Elevra Lithium shares jump before ASX 200 entry as Macquarie lifts rating

Elevra Lithium shares jump before ASX 200 entry as Macquarie lifts rating

June 16, 2026

Sydney, June 17, 2026, 06:22 (AEST)

  • Elevra Lithium last traded at A$13.10 on Tuesday, up 6.59%, before the ASX’s Wednesday session.
  • Macquarie upgraded the stock to Outperform from Neutral with an A$14.50 target, while Elevra is due to join the S&P/ASX 200 on June 22.
  • Lithium prices slipped on Tuesday, keeping commodity risk in focus even as investors priced in index demand and project funding.

Elevra Lithium Limited shares rallied on Tuesday, extending a sharp one-week gain as investors positioned ahead of the company’s planned entry into the S&P/ASX 200 and a fresh Macquarie upgrade.

The Brisbane-based lithium producer last traded at A$13.10, up 81 cents, or 6.59%, with a delayed quote showing a day’s range of A$12.46 to A$13.425. The stock is up 18.77% over five trading days and 62.94% since the start of 2026, according to market data.

Why now is fairly simple. S&P Dow Jones Indices said Elevra will be added to the S&P/ASX 200 before trading opens on June 22. Index inclusion matters because passive funds and benchmark-aware managers may need to buy shares to track the index, though the size and timing of that demand are not disclosed.

The move also followed a broker call. MarketScreener listed a June 15 Macquarie upgrade of Elevra to Outperform from Neutral, with a price target of A$14.50. That is not a guarantee of further gains, but it gave the market another reason to revisit a stock that had already been moving hard.

Elevra’s rally stood out in the lithium group. Pilbara Minerals fell 4.48% to A$6.19 on Tuesday, according to Google Finance, while Liontown was quoted at A$2.05 after trading between A$2.04 and A$2.25, Investing.com data showed.

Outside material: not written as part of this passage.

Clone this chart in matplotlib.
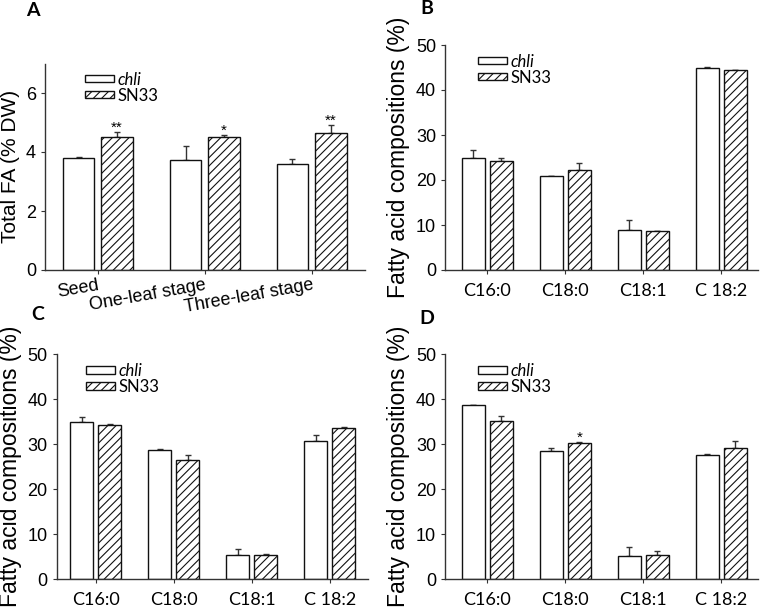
import numpy as np
import matplotlib
matplotlib.use('Agg')
import matplotlib.pyplot as plt

# panel A: total fatty acid (% DW)
stages = ['Seed', 'One-leaf stage', 'Three-leaf stage']
chli_A = [3.80, 3.72, 3.61]
chli_A_err = [0.02, 0.48, 0.14]
sn33_A = [4.51, 4.50, 4.64]
sn33_A_err = [0.16, 0.09, 0.27]
sig_A = ['**', '*', '**']

# panels B-D: fatty acid compositions (%)
acids = ['C16:0', 'C18:0', 'C18:1', 'C 18:2']
chli_B = [25.0, 20.9, 9.0, 45.0]
chli_B_err = [1.6, 0.05, 2.2, 0.05]
sn33_B = [24.3, 22.3, 8.7, 44.5]
sn33_B_err = [0.5, 1.4, 0.05, 0.05]
sig_B = ['', '', '', '']

chli_C = [34.9, 28.7, 5.5, 30.8]
chli_C_err = [1.1, 0.15, 1.2, 1.2]
sn33_C = [34.4, 26.4, 5.5, 33.7]
sn33_C_err = [0.15, 1.2, 0.1, 0.15]
sig_C = ['', '', '', '']

chli_D = [38.7, 28.4, 5.2, 27.7]
chli_D_err = [0.05, 0.7, 1.9, 0.1]
sn33_D = [35.1, 30.4, 5.3, 29.1]
sn33_D_err = [1.2, 0.15, 1.0, 1.6]
sig_D = ['', '*', '', '']

ARIAL = 'Liberation Sans'
CALIBRI = 'Lato'
LC = '#333333'

plt.rcParams['hatch.linewidth'] = 0.8
plt.rcParams['hatch.color'] = '#222222'

fig = plt.figure(figsize=(7.6, 6.09), dpi=100)


def panel(rect, cats, chli, chli_err, sn33, sn33_err, sig, ymax, yticks,
          ylabel, ylab_size, xlim, leg_xy, letter, letter_xy, rotate=False):
    ax = fig.add_axes(rect)
    x = np.arange(len(cats))
    w = 0.295
    off = 0.18
    b1 = ax.bar(x - off, chli, w, color='white', edgecolor='#111111', lw=1.0,
                label='chli', zorder=2)
    b2 = ax.bar(x + off, sn33, w, color='white', edgecolor='#111111', lw=1.0,
                hatch='////', label='SN33', zorder=2)
    z = np.zeros(len(cats))
    ax.errorbar(x - off, chli, yerr=[z, chli_err], fmt='none', ecolor=LC,
                elinewidth=1.0, capsize=2.5, capthick=1.0, zorder=1)
    ax.errorbar(x + off, sn33, yerr=[z, sn33_err], fmt='none', ecolor=LC,
                elinewidth=1.0, capsize=2.5, capthick=1.0, zorder=1)
    for i, s in enumerate(sig):
        if s:
            ax.text(x[i] + off, sn33[i] + sn33_err[i], s, ha='center',
                    va='baseline', fontsize=11, family=ARIAL)
    ax.set_xlim(*xlim)
    ax.set_ylim(0, ymax)
    ax.set_yticks(yticks)
    ax.set_xticks(x)
    for sp in ['top', 'right']:
        ax.spines[sp].set_visible(False)
    for sp in ['left', 'bottom']:
        ax.spines[sp].set_color(LC)
        ax.spines[sp].set_linewidth(1.0)
    ax.tick_params(axis='y', direction='out', length=3, width=0.8, color=LC,
                   pad=3.5, labelsize=13)
    for t in ax.get_yticklabels():
        t.set_family(ARIAL)
    if rotate:
        ax.tick_params(axis='x', direction='out', length=3, width=0.8,
                       color=LC, pad=2)
        ax.set_xticklabels(cats, rotation=10, ha='right', va='top',
                           rotation_mode='anchor', family=ARIAL, fontsize=13)
    else:
        ax.tick_params(axis='x', direction='out', length=3, width=0.8,
                       color=LC, pad=6)
        ax.set_xticklabels(cats, family=CALIBRI, fontsize=13)
    ax.set_ylabel(ylabel, family=ARIAL, fontsize=ylab_size, labelpad=4)
    leg = ax.legend(handles=[b1, b2], loc='upper left', bbox_to_anchor=leg_xy,
                    frameon=False, borderpad=0, borderaxespad=0,
                    handlelength=1.75, handleheight=0.3, handletextpad=0.2,
                    labelspacing=0.0, prop={'family': CALIBRI, 'size': 12})
    leg.get_texts()[0].set_style('italic')
    fig.text(letter_xy[0] / 760, 1 - letter_xy[1] / 609, letter,
             family=CALIBRI, fontweight='bold', fontsize=14,
             ha='center', va='center')
    return ax


panel([45 / 760, 1 - 270 / 609, 320 / 760, 206.5 / 609], stages,
      chli_A, chli_A_err, sn33_A, sn33_A_err, sig_A, 7, [0, 2, 4, 6],
      'Total FA (% DW)', 15, (-0.495, 2.5), (0.125, 0.96), 'A', (33, 10),
      rotate=True)
panel([445 / 760, 1 - 270 / 609, 313 / 760, 225 / 609], acids,
      chli_B, chli_B_err, sn33_B, sn33_B_err, sig_B, 50,
      [0, 10, 20, 30, 40, 50], 'Fatty acid compositions (%)', 16.5,
      (-0.54, 3.47), (0.105, 0.962), 'B', (427, 8))
panel([56.7 / 760, 1 - 579.3 / 609, 311.3 / 760, 225 / 609], acids,
      chli_C, chli_C_err, sn33_C, sn33_C_err, sig_C, 50,
      [0, 10, 20, 30, 40, 50], 'Fatty acid compositions (%)', 16.5,
      (-0.50, 3.49), (0.095, 0.962), 'C', (38, 314))
panel([445 / 760, 1 - 579.3 / 609, 313 / 760, 225 / 609], acids,
      chli_D, chli_D_err, sn33_D, sn33_D_err, sig_D, 50,
      [0, 10, 20, 30, 40, 50], 'Fatty acid compositions (%)', 16.5,
      (-0.54, 3.47), (0.105, 0.962), 'D', (427, 319))

fig.savefig('out.png', dpi=100)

The broader market backdrop was mixed. The S&P/ASX 200 edged up 3.7 points, or 0.04%, to 8,917.7 on Tuesday after the Reserve Bank of Australia held the cash rate at 4.35%. The RBA said inflation was still too high, a reminder that funding conditions remain important for miners with expansion plans.

Elevra is not only a market-flow story. The company is a dual-listed lithium producer and developer on ASX and Nasdaq, with assets including North American Lithium in Québec, Moblan, Carolina Lithium and a stake in Ewoyaa.

Its recent funding has become part of the stock case. Elevra completed a share purchase plan, or SPP — a plan that lets eligible retail holders buy new shares directly — after a A$275 million institutional placement. The company said proceeds would help fund the North American Lithium brownfield expansion and Moblan work through final investment decision, the point at which a company commits to building a project.

Managing Director and CEO Lucas Dow said last month that investor support showed “significant validation for the NAL Brownfield Expansion and Elevra’s growth strategy.” The placement was priced at A$12.20 a share and represented about 13.3% of shares then on issue, according to a company filing. SEC

The but is the lithium price. Trading Economics said lithium fell 0.88% to 169,000 yuan a tonne on June 16 and was down 11.75% over the past month, even after a large year-on-year rise. That matters because Elevra’s earnings power will remain tied to spodumene concentrate, the lithium-bearing mineral feedstock sold into battery supply chains.

The next catalyst is the June 22 index change, followed by delivery on the NAL expansion and any further details on Moblan. If passive buying is smaller than expected, lithium prices weaken further, or project costs rise, the rally could lose some of its force quickly.